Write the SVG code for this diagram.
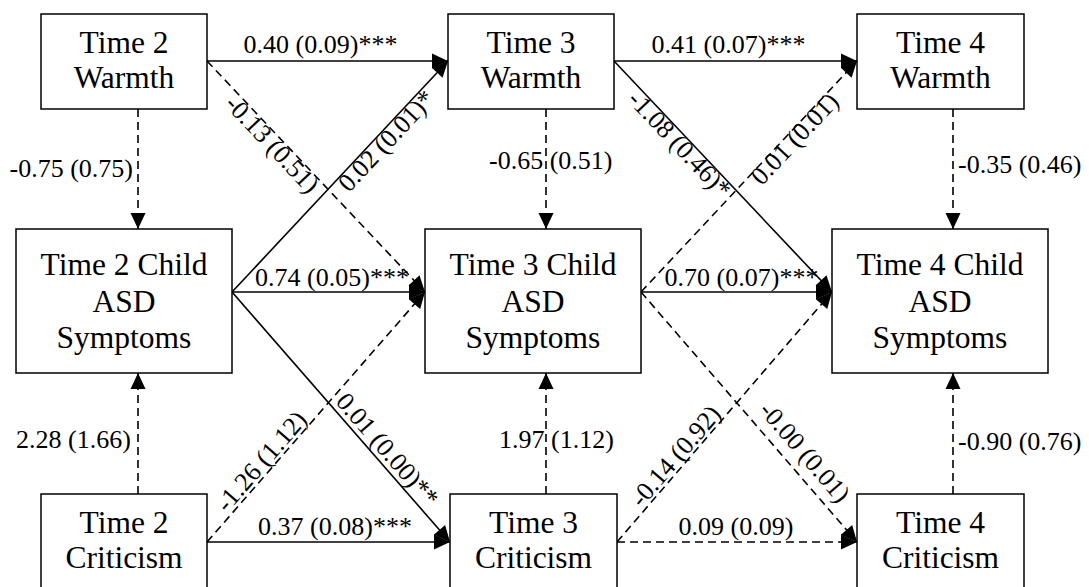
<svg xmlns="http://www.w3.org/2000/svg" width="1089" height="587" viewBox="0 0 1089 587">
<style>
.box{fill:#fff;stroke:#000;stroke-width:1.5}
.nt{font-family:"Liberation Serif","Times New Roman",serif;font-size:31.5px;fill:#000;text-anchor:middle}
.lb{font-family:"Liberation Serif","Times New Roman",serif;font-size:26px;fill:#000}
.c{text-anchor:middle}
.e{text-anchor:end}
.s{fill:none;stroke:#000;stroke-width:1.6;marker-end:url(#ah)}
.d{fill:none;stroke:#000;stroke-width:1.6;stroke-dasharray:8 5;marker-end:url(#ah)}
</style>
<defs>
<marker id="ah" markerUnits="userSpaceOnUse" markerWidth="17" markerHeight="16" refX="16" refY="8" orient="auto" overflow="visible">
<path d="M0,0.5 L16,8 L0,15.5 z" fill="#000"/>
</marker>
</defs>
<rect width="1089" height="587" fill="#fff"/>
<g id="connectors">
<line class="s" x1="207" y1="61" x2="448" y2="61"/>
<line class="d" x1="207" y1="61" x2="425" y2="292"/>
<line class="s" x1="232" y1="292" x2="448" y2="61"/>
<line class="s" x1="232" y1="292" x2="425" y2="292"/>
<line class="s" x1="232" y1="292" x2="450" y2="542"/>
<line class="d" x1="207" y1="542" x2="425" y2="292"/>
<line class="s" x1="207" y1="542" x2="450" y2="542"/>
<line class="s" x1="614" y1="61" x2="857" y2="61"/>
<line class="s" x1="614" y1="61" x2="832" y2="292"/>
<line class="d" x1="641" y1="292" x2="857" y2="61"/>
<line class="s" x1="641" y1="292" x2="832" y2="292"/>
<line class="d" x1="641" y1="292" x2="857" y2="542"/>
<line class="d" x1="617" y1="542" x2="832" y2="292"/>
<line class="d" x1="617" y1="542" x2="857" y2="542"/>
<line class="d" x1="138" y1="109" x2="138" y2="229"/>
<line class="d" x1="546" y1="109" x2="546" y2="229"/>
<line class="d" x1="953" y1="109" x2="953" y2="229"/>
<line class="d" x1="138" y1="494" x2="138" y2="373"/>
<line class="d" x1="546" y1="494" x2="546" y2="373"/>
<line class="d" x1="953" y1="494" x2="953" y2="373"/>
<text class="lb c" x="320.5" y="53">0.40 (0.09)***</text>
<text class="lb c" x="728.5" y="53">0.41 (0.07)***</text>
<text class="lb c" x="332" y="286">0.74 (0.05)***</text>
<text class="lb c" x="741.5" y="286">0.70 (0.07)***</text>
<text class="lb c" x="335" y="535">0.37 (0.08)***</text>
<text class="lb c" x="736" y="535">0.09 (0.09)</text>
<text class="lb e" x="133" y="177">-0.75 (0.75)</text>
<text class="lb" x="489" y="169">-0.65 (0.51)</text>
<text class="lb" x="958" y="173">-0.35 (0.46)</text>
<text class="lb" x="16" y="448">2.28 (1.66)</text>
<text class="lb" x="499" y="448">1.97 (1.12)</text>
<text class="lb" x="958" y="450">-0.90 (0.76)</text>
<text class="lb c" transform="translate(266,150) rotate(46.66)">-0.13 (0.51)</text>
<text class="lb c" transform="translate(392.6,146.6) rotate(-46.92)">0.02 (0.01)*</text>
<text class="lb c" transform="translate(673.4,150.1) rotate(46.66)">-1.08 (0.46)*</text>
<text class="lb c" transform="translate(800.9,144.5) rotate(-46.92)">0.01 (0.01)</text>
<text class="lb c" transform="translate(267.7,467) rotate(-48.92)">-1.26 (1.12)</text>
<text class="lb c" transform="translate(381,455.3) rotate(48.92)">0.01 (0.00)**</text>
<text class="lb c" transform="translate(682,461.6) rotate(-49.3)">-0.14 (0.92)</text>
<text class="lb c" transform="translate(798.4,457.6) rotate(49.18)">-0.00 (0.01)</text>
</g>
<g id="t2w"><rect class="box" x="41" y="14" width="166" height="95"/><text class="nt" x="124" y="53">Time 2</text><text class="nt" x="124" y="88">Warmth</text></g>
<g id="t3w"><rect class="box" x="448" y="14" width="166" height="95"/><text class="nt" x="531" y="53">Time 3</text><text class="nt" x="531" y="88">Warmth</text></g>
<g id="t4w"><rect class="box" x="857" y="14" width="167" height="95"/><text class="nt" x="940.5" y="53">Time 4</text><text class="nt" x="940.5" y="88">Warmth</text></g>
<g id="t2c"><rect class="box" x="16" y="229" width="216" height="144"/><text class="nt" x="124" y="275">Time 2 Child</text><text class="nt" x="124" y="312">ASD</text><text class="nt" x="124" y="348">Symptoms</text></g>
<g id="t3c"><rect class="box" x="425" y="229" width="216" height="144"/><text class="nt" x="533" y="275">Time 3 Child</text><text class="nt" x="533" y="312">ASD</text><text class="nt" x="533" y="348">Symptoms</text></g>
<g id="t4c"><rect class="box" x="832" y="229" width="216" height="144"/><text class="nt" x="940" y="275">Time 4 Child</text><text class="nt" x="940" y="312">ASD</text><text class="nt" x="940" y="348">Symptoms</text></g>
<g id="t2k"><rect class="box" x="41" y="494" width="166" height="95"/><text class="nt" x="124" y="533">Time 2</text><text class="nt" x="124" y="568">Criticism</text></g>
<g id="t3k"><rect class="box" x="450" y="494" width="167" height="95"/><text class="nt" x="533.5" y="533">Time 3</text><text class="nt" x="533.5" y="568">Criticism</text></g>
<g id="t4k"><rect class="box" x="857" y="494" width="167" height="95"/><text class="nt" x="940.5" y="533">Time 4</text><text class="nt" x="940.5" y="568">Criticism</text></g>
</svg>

- [REQUIREMENTS]:
Exclude the images and reproduce the remaining data exactly.

- [FINAL ANSWER]:
Write the SVG code for this diagram.
<svg xmlns="http://www.w3.org/2000/svg" width="1089" height="587" viewBox="0 0 1089 587">
<style>
.box{fill:#fff;stroke:#000;stroke-width:1.5}
.nt{font-family:"Liberation Serif","Times New Roman",serif;font-size:31.5px;fill:#000;text-anchor:middle}
.lb{font-family:"Liberation Serif","Times New Roman",serif;font-size:26px;fill:#000}
.c{text-anchor:middle}
.e{text-anchor:end}
.s{fill:none;stroke:#000;stroke-width:1.6;marker-end:url(#ah)}
.d{fill:none;stroke:#000;stroke-width:1.6;stroke-dasharray:8 5;marker-end:url(#ah)}
</style>
<defs>
<marker id="ah" markerUnits="userSpaceOnUse" markerWidth="17" markerHeight="16" refX="16" refY="8" orient="auto" overflow="visible">
<path d="M0,0.5 L16,8 L0,15.5 z" fill="#000"/>
</marker>
</defs>
<rect width="1089" height="587" fill="#fff"/>
<g id="connectors">
<line class="s" x1="207" y1="61" x2="448" y2="61"/>
<line class="d" x1="207" y1="61" x2="425" y2="292"/>
<line class="s" x1="232" y1="292" x2="448" y2="61"/>
<line class="s" x1="232" y1="292" x2="425" y2="292"/>
<line class="s" x1="232" y1="292" x2="450" y2="542"/>
<line class="d" x1="207" y1="542" x2="425" y2="292"/>
<line class="s" x1="207" y1="542" x2="450" y2="542"/>
<line class="s" x1="614" y1="61" x2="857" y2="61"/>
<line class="s" x1="614" y1="61" x2="832" y2="292"/>
<line class="d" x1="641" y1="292" x2="857" y2="61"/>
<line class="s" x1="641" y1="292" x2="832" y2="292"/>
<line class="d" x1="641" y1="292" x2="857" y2="542"/>
<line class="d" x1="617" y1="542" x2="832" y2="292"/>
<line class="d" x1="617" y1="542" x2="857" y2="542"/>
<line class="d" x1="138" y1="109" x2="138" y2="229"/>
<line class="d" x1="546" y1="109" x2="546" y2="229"/>
<line class="d" x1="953" y1="109" x2="953" y2="229"/>
<line class="d" x1="138" y1="494" x2="138" y2="373"/>
<line class="d" x1="546" y1="494" x2="546" y2="373"/>
<line class="d" x1="953" y1="494" x2="953" y2="373"/>
<text class="lb c" x="320.5" y="53">0.40 (0.09)***</text>
<text class="lb c" x="728.5" y="53">0.41 (0.07)***</text>
<text class="lb c" x="332" y="286">0.74 (0.05)***</text>
<text class="lb c" x="741.5" y="286">0.70 (0.07)***</text>
<text class="lb c" x="335" y="535">0.37 (0.08)***</text>
<text class="lb c" x="736" y="535">0.09 (0.09)</text>
<text class="lb e" x="133" y="177">-0.75 (0.75)</text>
<text class="lb" x="489" y="169">-0.65 (0.51)</text>
<text class="lb" x="958" y="173">-0.35 (0.46)</text>
<text class="lb" x="16" y="448">2.28 (1.66)</text>
<text class="lb" x="499" y="448">1.97 (1.12)</text>
<text class="lb" x="958" y="450">-0.90 (0.76)</text>
<text class="lb c" transform="translate(266,150) rotate(46.66)">-0.13 (0.51)</text>
<text class="lb c" transform="translate(392.6,146.6) rotate(-46.92)">0.02 (0.01)*</text>
<text class="lb c" transform="translate(673.4,150.1) rotate(46.66)">-1.08 (0.46)*</text>
<text class="lb c" transform="translate(800.9,144.5) rotate(-46.92)">0.01 (0.01)</text>
<text class="lb c" transform="translate(267.7,467) rotate(-48.92)">-1.26 (1.12)</text>
<text class="lb c" transform="translate(381,455.3) rotate(48.92)">0.01 (0.00)**</text>
<text class="lb c" transform="translate(682,461.6) rotate(-49.3)">-0.14 (0.92)</text>
<text class="lb c" transform="translate(798.4,457.6) rotate(49.18)">-0.00 (0.01)</text>
</g>
<g id="t2w"><rect class="box" x="41" y="14" width="166" height="95"/><text class="nt" x="124" y="53">Time 2</text><text class="nt" x="124" y="88">Warmth</text></g>
<g id="t3w"><rect class="box" x="448" y="14" width="166" height="95"/><text class="nt" x="531" y="53">Time 3</text><text class="nt" x="531" y="88">Warmth</text></g>
<g id="t4w"><rect class="box" x="857" y="14" width="167" height="95"/><text class="nt" x="940.5" y="53">Time 4</text><text class="nt" x="940.5" y="88">Warmth</text></g>
<g id="t2c"><rect class="box" x="16" y="229" width="216" height="144"/><text class="nt" x="124" y="275">Time 2 Child</text><text class="nt" x="124" y="312">ASD</text><text class="nt" x="124" y="348">Symptoms</text></g>
<g id="t3c"><rect class="box" x="425" y="229" width="216" height="144"/><text class="nt" x="533" y="275">Time 3 Child</text><text class="nt" x="533" y="312">ASD</text><text class="nt" x="533" y="348">Symptoms</text></g>
<g id="t4c"><rect class="box" x="832" y="229" width="216" height="144"/><text class="nt" x="940" y="275">Time 4 Child</text><text class="nt" x="940" y="312">ASD</text><text class="nt" x="940" y="348">Symptoms</text></g>
<g id="t2k"><rect class="box" x="41" y="494" width="166" height="95"/><text class="nt" x="124" y="533">Time 2</text><text class="nt" x="124" y="568">Criticism</text></g>
<g id="t3k"><rect class="box" x="450" y="494" width="167" height="95"/><text class="nt" x="533.5" y="533">Time 3</text><text class="nt" x="533.5" y="568">Criticism</text></g>
<g id="t4k"><rect class="box" x="857" y="494" width="167" height="95"/><text class="nt" x="940.5" y="533">Time 4</text><text class="nt" x="940.5" y="568">Criticism</text></g>
</svg>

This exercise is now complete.